Wife testified she would have signed the Agreement regardless of its fairness, so long as it was not fraudulent. Although we have concern regarding Husband’s referral of Wife to a friend for legal counsel, we find Wife willingly agreed to use Solomon as her counsel, and she knew of his failure to adequately advise her when she signed the Agreement. Wife admitted Solomon did not discuss the details of the Agreement and merely told her Husband was a good guy. Additionally, her psychologist testified Wife was capable at the time she signed the Agreement. We find the circumstances when the Agreement was signed did not render the Agreement unconscionable.

It also disagreed with the family court’s determination that Wife’s circumstances had changed so substantially during the marriage that it was no longer equitable to enforce the agreement, as:

Wife entered the marriage with insignificant assets and was unemployed. At the time of the separation, Wife was employed and had substantially the same assets as when she entered the marriage, although she had a debt of $16,783 from a loss incurred due to the sale of her own business.

Because the Court of Appeals reversed Wife’s award of equitable distribution it also reversed the award of attorney’s fees.

There is always the possibility that the Court of Appeals’ opinion shades the facts to justify the reversal but, based on the fact pattern presented, this did not appear to be a close case on the issue of unconscionability. Wife did not change her position to her detriment during the marriage and it is not considered unconscionable to have each party waive an interest in the other party’s pre-marital business(es)–in fact that is often one of the primary purposes of such agreements.

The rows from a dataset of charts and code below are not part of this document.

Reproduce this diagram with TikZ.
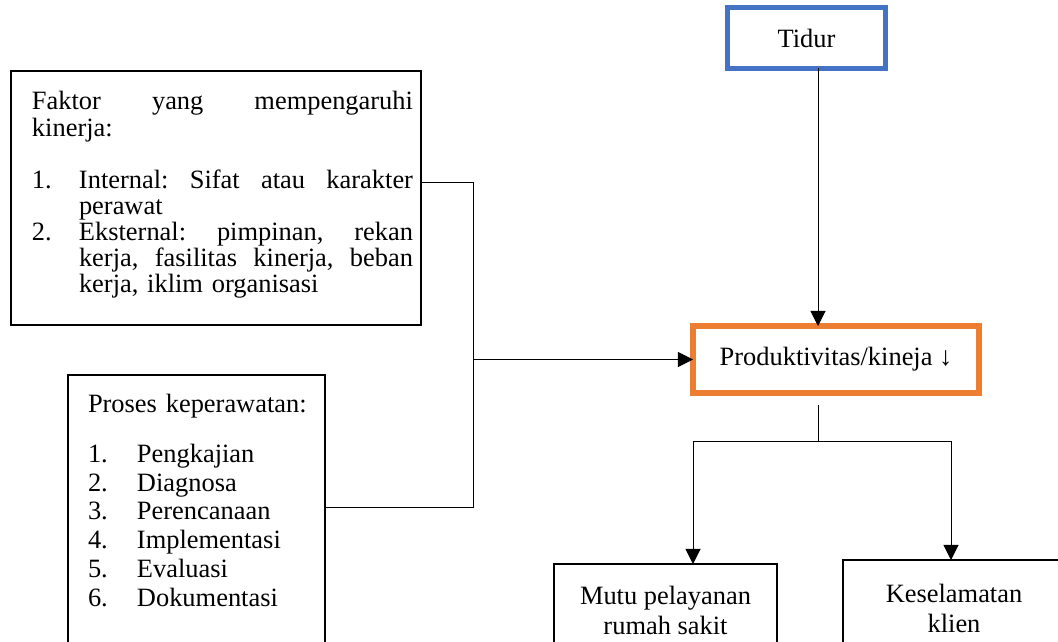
\documentclass[tikz,border=0pt]{standalone}
\usepackage{fontspec}
\setmainfont{Liberation Serif}
\usetikzlibrary{arrows.meta}
\usetikzlibrary{positioning}

\definecolor{wordblue}{HTML}{4472C4}
\definecolor{wordorange}{HTML}{ED7D31}

\begin{document}
\begin{tikzpicture}[
			box/.style = {
				rectangle, draw = black, line width = 1.3pt,
				inner sep = 0, outer sep = 0, align = center,
				font = \fontsize{18.8}{21.3}\selectfont,
			},
			listtext/.style = {
				inner sep = 0, outer sep = 0,
				anchor = base west, align = left,
			},
			line/.style = {draw = black, line width = 0.7pt},
			arrow/.style = {line, -{Triangle[length = 3.8mm, width = 3.8mm]}},
		]

		\useasboundingbox (0, 0) rectangle (26.45, -16.025);
		\clip (0, 0) rectangle (26.45, -16.025);

		% right column
		\node[
			box, draw = wordblue, line width = 3.6pt,
			minimum width = 3.95cm, minimum height = 1.525cm,
		] (tidur) at (20.1625, -0.95) {Tidur};

		\node[
			box, draw = wordorange, line width = 4.3pt,
			minimum width = 7.15cm, minimum height = 1.675cm,
		] (prod) at (20.9, -8.9875) {Produktivitas/kineja ↓};

		\node[
			box, minimum width = 5.575cm, minimum height = 2.3cm,
		] (mutu) at (16.6375, -15.25) {Mutu pelayanan\\rumah sakit};
		\node[
			box, minimum width = 5.55cm, minimum height = 2.4cm,
			right = 1.65cm of mutu, yshift = 0.05cm,
		] (kes) {Keselamatan\\klien};

		% left column
		\node[
			box, minimum width = 10.25cm, minimum height = 6.35cm,
		] (faktor) at (5.4, -4.95) {};
		\node[
			listtext, text width = 9.525cm,
			font = \fontsize{18.8}{18.5}\selectfont,
		] (faktortext) at ([shift = {(0.525, -0.975)}]faktor.north west) {%
			Faktor\hfill yang\hfill mempengaruhi\\
			kinerja:\\[18.5pt]
			\makebox[1.175cm][l]{1.}Internal:\hfill Sifat\hfill atau\hfill karakter\\
			\hspace*{1.175cm}perawat\\
			\makebox[1.175cm][l]{2.}Eksternal:\hfill pimpinan,\hfill rekan\\
			\hspace*{1.175cm}kerja,\hfill fasilitas\hfill kinerja,\hfill beban\\
			\hspace*{1.175cm}kerja, iklim organisasi};

		\node[
			box, minimum width = 6.425cm, minimum height = 7.25cm,
		] (proses) at (4.9125, -13.0) {};
		\node[
			listtext, text width = 5.6cm,
			font = \fontsize{18.8}{20.6}\selectfont,
		] (prosestext) at ([shift = {(0.5, -0.925)}]proses.north west) {%
			Proses keperawatan:\\[15pt]
			\makebox[1.225cm][l]{1.}Pengkajian\\
			\makebox[1.225cm][l]{2.}Diagnosa\\
			\makebox[1.225cm][l]{3.}Perencanaan\\
			\makebox[1.225cm][l]{4.}Implementasi\\
			\makebox[1.225cm][l]{5.}Evaluasi\\
			\makebox[1.225cm][l]{6.}Dokumentasi};

		% connectors
		\coordinate (jtop) at (11.825, -4.55);
		\coordinate (jbot) at (11.825, -12.675);
		\draw[line] (jtop -| faktor.east) -- (jtop) -- (jbot) -- (jbot -| proses.east);
		\draw[arrow] (jtop |- prod.west) -- (prod.west);

		\coordinate (split) at (20.45, -11.025);
		\draw[arrow] (split |- tidur.south) -- (split |- prod.north);
		\draw[line, shorten <= 0.3cm] (split |- prod.south) -- (split);
		\draw[arrow] (split) -| ([xshift = 0.6875cm]mutu.north);
		\draw[arrow] (split) -| ([xshift = -0.075cm]kes.north);

	\end{tikzpicture}
\end{document}
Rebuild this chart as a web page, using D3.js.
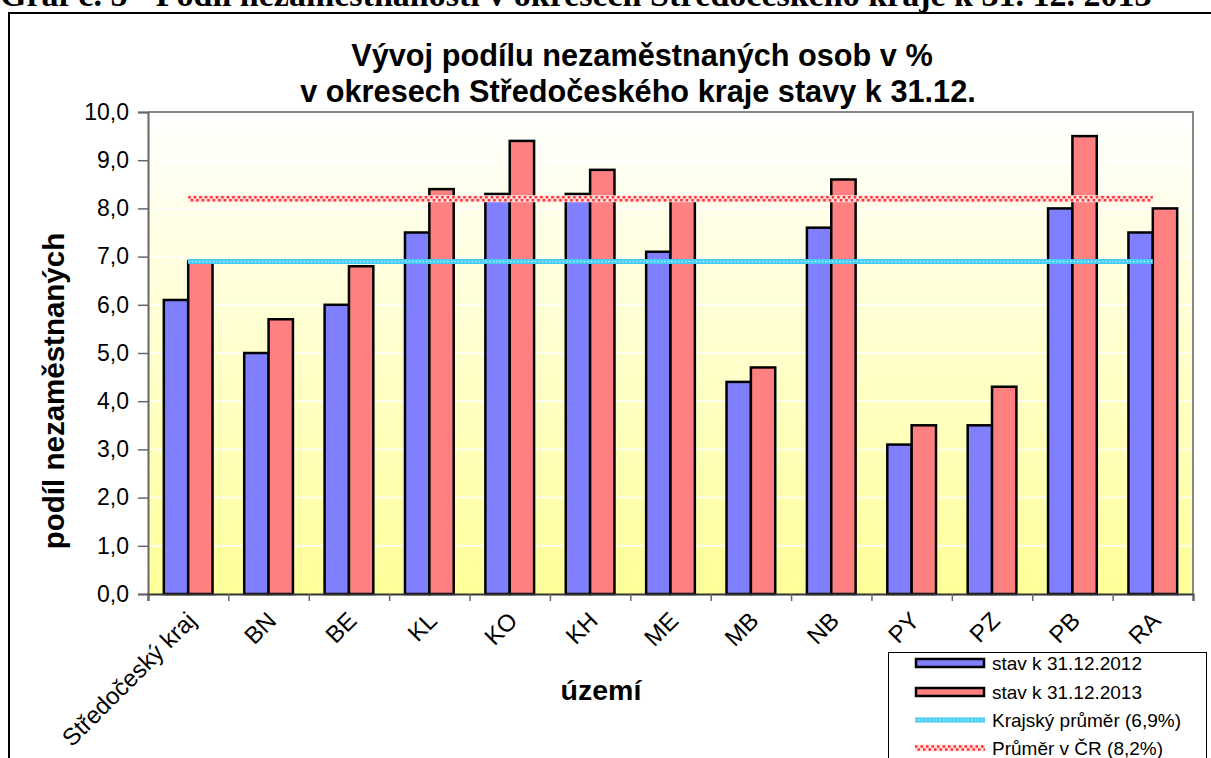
<!DOCTYPE html>
<html><head><meta charset="utf-8">
<script src="https://cdn.jsdelivr.net/npm/d3@7/dist/d3.min.js"></script>
<style>
body{margin:0;background:#fff;}
svg{display:block;font-family:"Liberation Sans",Arial,sans-serif;}
</style></head>
<body>
<svg id="c" width="1211" height="758"></svg>
<script>
const categories = ["Středočeský kraj","BN","BE","KL","KO","KH","ME","MB","NB","PY","PZ","PB","RA"];
const values2012 = [6.1,5.0,6.0,7.5,8.3,8.3,7.1,4.4,7.6,3.1,3.5,8.0,7.5];
const values2013 = [6.9,5.7,6.8,8.4,9.4,8.8,8.2,4.7,8.6,3.5,4.3,9.5,8.0];
const seriesNames = ["stav k 31.12.2012","stav k 31.12.2013"];
const krajAvg = 6.9;
const crAvg = 8.2;
const lineNames = ["Krajský průměr (6,9%)","Průměr v ČR (8,2%)"];
const yTicks = [0,1,2,3,4,5,6,7,8,9,10];

const svg = d3.select("#c");
const L=148, R=1193, T=112, B=594;
const fmt = d => d.toFixed(1).replace(".", ",");

// header (cut off at top edge as in the reference)
svg.append("text").attr("x",0).attr("y",6)
  .style("font-family","'Liberation Serif',serif").style("font-weight","bold").style("font-size","34px")
  .text("Graf č. 5 - Podíl nezaměstnanosti v okresech Středočeského kraje k 31. 12. 2013");
// outer frame
svg.append("path").attr("d",`M9,760 V13 H1215`).attr("fill","none").attr("stroke","#000").attr("stroke-width",2);

const defs = svg.append("defs");
const g = defs.append("linearGradient").attr("id","bg").attr("x1",0).attr("y1",0).attr("x2",0).attr("y2",1);
g.append("stop").attr("offset","0%").attr("stop-color","#ffffff");
g.append("stop").attr("offset","100%").attr("stop-color","#ffff99");

const x0 = d3.scaleBand().domain(categories).range([L,R]).padding(0);
const x1 = d3.scaleBand().domain(seriesNames).range([0,x0.bandwidth()]).paddingInner(0).paddingOuter(0.65);
const xt = d3.scaleLinear().domain([0,categories.length]).range([L,R]);
const y = d3.scaleLinear().domain([0,10]).range([B,T]);

svg.append("rect").attr("x",L).attr("y",T).attr("width",R-L).attr("height",B-T).attr("fill","url(#bg)");
// gridlines
svg.append("g").selectAll("line").data(yTicks.slice(1,-1)).join("line")
  .attr("x1",L).attr("x2",R).attr("y1",d=>y(d)).attr("y2",d=>y(d))
  .attr("stroke","#ffffff").attr("stroke-width",1.5);
// plot border top/right
svg.append("path").attr("d",`M${L},${T} H${R} V${B}`).attr("fill","none").attr("stroke","#888").attr("stroke-width",2);

// bars
const colors = ["#8080ff","#ff8080"];
const data = categories.map((c,i)=>({c, v:[values2012[i],values2013[i]]}));
const grp = svg.append("g").selectAll("g").data(data).join("g").attr("transform",d=>`translate(${x0(d.c)},0)`);
grp.selectAll("rect").data(d=>d.v.map((v,j)=>({v,j}))).join("rect")
  .attr("x",d=>x1(seriesNames[d.j])).attr("width",x1.bandwidth())
  .attr("y",d=>y(d.v)).attr("height",d=>B-y(d.v))
  .attr("fill",d=>colors[d.j]).attr("stroke","#000").attr("stroke-width",2.5);

// average lines
const c0 = x0(categories[0])+x0.bandwidth()/2, c1 = x0(categories[categories.length-1])+x0.bandwidth()/2;
function cyanLine(sel,xa,xb,yy){
  sel.append("line").attr("x1",xa).attr("x2",xb).attr("y1",yy).attr("y2",yy).attr("stroke","#44ccf4").attr("stroke-width",5);
  sel.append("line").attr("x1",xa).attr("x2",xb).attr("y1",yy).attr("y2",yy).attr("stroke","#b8ecff").attr("stroke-width",1.5).attr("stroke-dasharray","1.5,2");
}
function redLine(sel,xa,xb,yy){
  sel.append("line").attr("x1",xa).attr("x2",xb).attr("y1",yy).attr("y2",yy).attr("stroke","#ffe0e0").attr("stroke-width",7);
  sel.append("line").attr("x1",xa).attr("x2",xb).attr("y1",yy-1.5).attr("y2",yy-1.5).attr("stroke","#ff3030").attr("stroke-width",2.5).attr("stroke-dasharray","2.5,3");
  sel.append("line").attr("x1",xa+2.5).attr("x2",xb).attr("y1",yy+1.5).attr("y2",yy+1.5).attr("stroke","#ff3030").attr("stroke-width",2.5).attr("stroke-dasharray","2.5,3");
}
const lg = svg.append("g");
cyanLine(lg,c0,c1,y(krajAvg));
redLine(lg,c0,c1,y(crAvg));

// axes
const ya = svg.append("g").attr("transform",`translate(${L},0)`)
  .call(d3.axisLeft(y).tickValues(yTicks).tickFormat(fmt).tickSizeOuter(0).tickSize(10).tickPadding(9));
ya.select(".domain").attr("stroke","#666").attr("stroke-width",2);
ya.selectAll(".tick line").attr("stroke","#666").attr("stroke-width",1.5);
ya.selectAll(".tick text").style("font-size","23px").style("font-family","'Liberation Sans',Arial,sans-serif").attr("fill","#000");

const xa = svg.append("g").attr("transform",`translate(0,${B})`)
  .call(d3.axisBottom(xt).tickValues(d3.range(categories.length+1)).tickFormat("").tickSizeOuter(0).tickSize(7));
xa.select(".domain").attr("stroke","#333").attr("stroke-width",2);
xa.selectAll(".tick line").attr("stroke","#666").attr("stroke-width",1.5);

svg.append("g").selectAll("text").data(categories).join("text")
  .attr("transform",d=>`translate(${x0(d)+x0.bandwidth()/2-3},${B+16}) rotate(-45)`)
  .attr("text-anchor","end").attr("dy","0.72em").style("font-size","24px").text(d=>d);

// titles
svg.append("text").attr("x",642).attr("y",66).attr("text-anchor","middle")
  .style("font-weight","bold").style("font-size","30.7px").text("Vývoj podílu nezaměstnaných osob v %");
svg.append("text").attr("x",638).attr("y",102).attr("text-anchor","middle")
  .style("font-weight","bold").style("font-size","30.7px").text("v okresech Středočeského kraje stavy k 31.12.");
svg.append("text").attr("transform","translate(64,391) rotate(-90)").attr("text-anchor","middle")
  .style("font-weight","bold").style("font-size","29.5px").text("podíl nezaměstnaných");
svg.append("text").attr("x",601).attr("y",700).attr("text-anchor","middle")
  .style("font-weight","bold").style("font-size","28.5px").text("území");

// legend
const leg = svg.append("g");
leg.append("rect").attr("x",888.5).attr("y",652.5).attr("width",318).attr("height",120).attr("fill","#fff").attr("stroke","#000").attr("stroke-width",1);
const rows = [663,692,720,748];
seriesNames.forEach((n,i)=>{
  leg.append("rect").attr("x",916).attr("y",rows[i]-4).attr("width",68).attr("height",8)
    .attr("fill",colors[i]).attr("stroke","#000").attr("stroke-width",2.5);
  leg.append("text").attr("x",992).attr("y",rows[i]).attr("dy","0.35em").style("font-size","19px").text(n);
});
cyanLine(leg,915,985,rows[2]);
redLine(leg,915,985,rows[3]);
lineNames.forEach((n,i)=>{
  leg.append("text").attr("x",992).attr("y",rows[2+i]).attr("dy","0.35em").style("font-size","19px").text(n);
});
</script>
</body></html>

Experience indicates that family courts sometimes refuse to enforce prenuptial agreements because, at the time of the divorce, the agreements appear “unfair” to the less wealthy party even if that party is no worse off than he or she (generally she) would have been had she not entered the marriage. This makes it hard to advise parties contemplating marriage on the enforceability of any contemplated prenuptial agreement and to advise spouses considering divorce on whether such agreements will be enforced. Due to this uncertainty such agreements are often merely leverage to be used in settlement negotiations, as opposed to the final resolution of the issues within the parties’ agreement. If Hudson provides more confidence on the enforceability of such agreements, and makes family courts more reluctant to void such agreements, it will make prenuptial agreements more valuable for South Carolina spouses.